Nothing huge to report this week! Monday and Tuesday were dedicated to getting the lab prepped for a field sampling trip to Tillamook Bay on Wednesday. That mostly involved labeling lots of sample bags/bottles and filling a plethora of tubes with 0.3g of glass beads to be used in DNA extractions next week. Although the work is fairly tedious it does payoff to get to spend a whole morning out on the water! The sampling actually went well this time and the hovercraft didn’t have any terminal malfunctions until the very last sample site. We were able to collect water, nutrient, sediment, and eelgrass samples from 7 sites in all. The down side of getting that many sites is that it takes an obscene amount of time to process the samples when we get back to the lab that afternoon. Overall, it was a 14hr day once we got the water filtered and the sediment and eelgrass rinsed. On the bright side I only had half days on Thursday and Friday so there was some time to catch up on sleep and go for a run! I spent those days scraping epiphytes off of eelgrass leaves and preparing samples for moisture content analysis. All things considered it was a good week in the office!

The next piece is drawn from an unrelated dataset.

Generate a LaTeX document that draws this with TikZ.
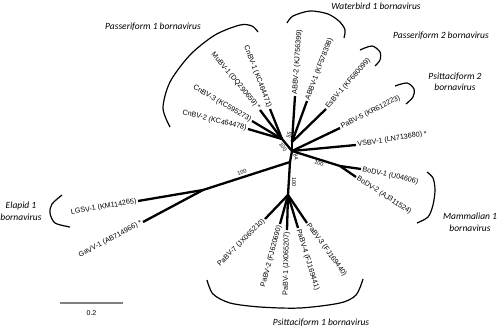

The big event this week that has been on my mind is that I’ve decided, with the support of my school mentor and Amy, to rework a research paper I authored last fall into a publishable manuscript. On my semester abroad with the School for Field Studies in the Turks and Caicos, BWI I spent a month doing my own research on the interactions of two groups of indicator species (2 Acroporid corals, A. palmata and A. cervicornis, and the long-spined sea urchin, Diadema antillarum). I ended up finding some interesting relationships between these three species and I would love to have this work published in Marine Ecology Progress Series. I know this is going to be a long road but I’m not too stressed (which is VERY unusual for me haha). I’ve already done all the heavy lifting so I just need to rerun some statistics, generate better figures, do general editing, and reformat the manuscript. My current plan is to ask a professor at UCSD to co-author with me and have them help me with the process. Who knows, it might just work out!
Congratulations on your decision to publish your research paper! That will be a great experience!